Simon Willison’s Weblog

Weeknotes: Hacking on 23 different projects

I wrote a lot of code this week: 184 commits over 23 repositories! I’ve also started falling for Zeit Now v2, having found workarounds for some of my biggest problems with it.

Better Datasette on Zeit Now v2

Last week I bemoaned the loss of Zeit Now v1 and documented my initial explorations of Zeit Now v2 with respect to Datasette.

My favourite thing about Now v1 was that it ran from Dockerfiles, which gave me complete control over the versions of everything in my deployment environment.

Now v2 runs on AWS Lambda, which means you are mostly stuck with what Zeit’s flavour of Lambda gives you. This currently means Python 3.6 (not too terrible—Datasette fully supports it) and a positively ancient SQLite— 3.7.17 from May 2013.

Lambda runs on Amazon Linux. Charles Leifer maintains a package called pysqlite3 which bundles the latest version of SQLite3 as a standalone Python package, and includes a pysqlite3-binary package precompiled for Linux. Could it work on Amazon Linux...?

It turns out it does! A one-line change (not including tests) to my datasette-publish-now and it now deploys Datasette on Now v2 with SQLite 3.31.1—the latest release from January this year, with window functions and all kinds of other goodness.

This means that Now v2 is back to being a really solid option for hosting Datasette instances. You get scale-to-zero, crazily low prices and really fast cold-boot times. It can only take databases up to around 50MB—if you need more space than that you’re better off with Cloud Run—but it’s a great option for smaller data.

I released a few versions of datasette-publish-now as a result of this research. I plan to release the first non-alpha version at the same time as Datasette 0.40.
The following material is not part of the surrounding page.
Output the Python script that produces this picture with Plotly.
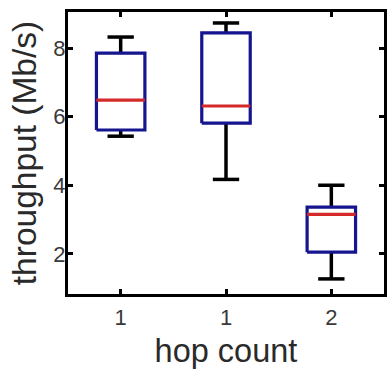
import plotly.graph_objects as go

positions = [1, 2, 3]
tick_labels = ["1", "1", "2"]
upper_whisker = [8.32, 8.73, 4.00]
q3 = [7.85, 8.44, 3.36]
median = [6.48, 6.31, 3.15]
q1 = [5.61, 5.81, 2.05]
lower_whisker = [5.43, 4.17, 1.27]

BOX_HALF = 0.23
CAP_HALF = 0.125

fig = go.Figure()

# whiskers and caps (black)
wx, wy = [], []
for p, uw, hi, lo, lw in zip(positions, upper_whisker, q3, q1, lower_whisker):
    wx += [p, p, None, p - CAP_HALF, p + CAP_HALF, None,
           p, p, None, p - CAP_HALF, p + CAP_HALF, None]
    wy += [hi, uw, None, uw, uw, None,
           lo, lw, None, lw, lw, None]
fig.add_trace(go.Scatter(x=wx, y=wy, mode="lines",
                         line=dict(color="black", width=3.5),
                         hoverinfo="skip", showlegend=False))

# boxes (blue)
bx, by = [], []
for p, hi, lo in zip(positions, q3, q1):
    bx += [p - BOX_HALF, p + BOX_HALF, p + BOX_HALF, p - BOX_HALF, p - BOX_HALF, None]
    by += [lo, lo, hi, hi, lo, None]
fig.add_trace(go.Scatter(x=bx, y=by, mode="lines",
                         line=dict(color="#15158f", width=3.2),
                         hoverinfo="skip", showlegend=False))

# medians (red)
mx, my = [], []
for p, m in zip(positions, median):
    mx += [p - BOX_HALF, p + BOX_HALF, None]
    my += [m, m, None]
fig.add_trace(go.Scatter(x=mx, y=my, mode="lines",
                         line=dict(color="#d42a2a", width=3.2),
                         hoverinfo="skip", showlegend=False))

axis_common = dict(
    showline=True, linecolor="black", linewidth=3, mirror="ticks",
    ticks="inside", ticklen=5, tickwidth=3, tickcolor="black",
    showgrid=False, zeroline=False, automargin=False,
    tickfont=dict(family="Arial, Liberation Sans, sans-serif", size=22, color="#3a3a3a"),
)

fig.update_layout(
    width=387, height=369,
    margin=dict(l=68, r=3, t=12, b=75),
    paper_bgcolor="white", plot_bgcolor="white",
    xaxis=dict(range=[0.5, 3.5], tickvals=positions, ticktext=tick_labels,
               ticklabelstandoff=2,
               title=dict(text="hop count", standoff=11,
                          font=dict(family="Arial, Liberation Sans, sans-serif", size=32.5, color="#2a2a2a")),
               **axis_common),
    yaxis=dict(range=[0.83, 9.05], tickvals=[2, 4, 6, 8],
               ticklabelstandoff=-5,
               title=dict(text="throughput (Mb/s)", standoff=7,
                          font=dict(family="Arial, Liberation Sans, sans-serif", size=33.5, color="#2a2a2a")),
               **axis_common),
)

fig.write_html("out.html", config={"displayModeBar": False},
               post_script="document.body.style.margin='0';document.body.style.padding='0';")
Various projects ported to Now v2 or Cloud Run

I had over 100 projects running on Now v1 that needed updating or deleting in time for that platform’s shutdown in August. I’ve been porting some of them very quickly using datasette-publish-now, but a few have been more work. Some highlights from this week:


I’ve been collaborating with the Big Local team at Stanford on a number of projects related to the Covid-19 situation. It’s not quite open to the public yet but I’ve been building a Datasette instance which shares data from the “open projects” maintained by that team.

The implementation fits a common pattern for me: a scheduled GitHub Action which fetches project data from a GraphQL API, seeks out CSV files which have changed (using HTTP HEAD requests to check their ETags), loads the CSV into SQLite tables and publishes the resulting database using datasette publish cloudrun.

There’s one interesing new twist: I’m fetching the existing database files on every run using my new datasette-clone tool (written for this project), applying changes to them and then only publishing if the resulting MD5 sums have changed since last time.

It seems to work well, and I’m excited about this technique as a way of incrementally updating existing databases using stateless code running in a GitHub Action.

Datasette Cloud

I continue to work on the invite-only alpha of my SaaS Datasette platform, Datasette Cloud. This week I ported the CI and deployment scripts from GitLab to GitHub Actions, mainly to try and reduce the variety of CI systems I’m working with (I now have projects live on three: Travis, Circle CI and GitHub Actions).

I’ve also been figuring out ways of supporting API tokens for making requests to authentication-protected Datasette instances. I shipped small releases of datasette-auth-github and datasette-auth-existing-cookies to support this.

In tinkering with Datasette Cloud I also shipped an upgrade to datasette-mask-columns, which now shows visible REDACTED text on redacted columns in table view.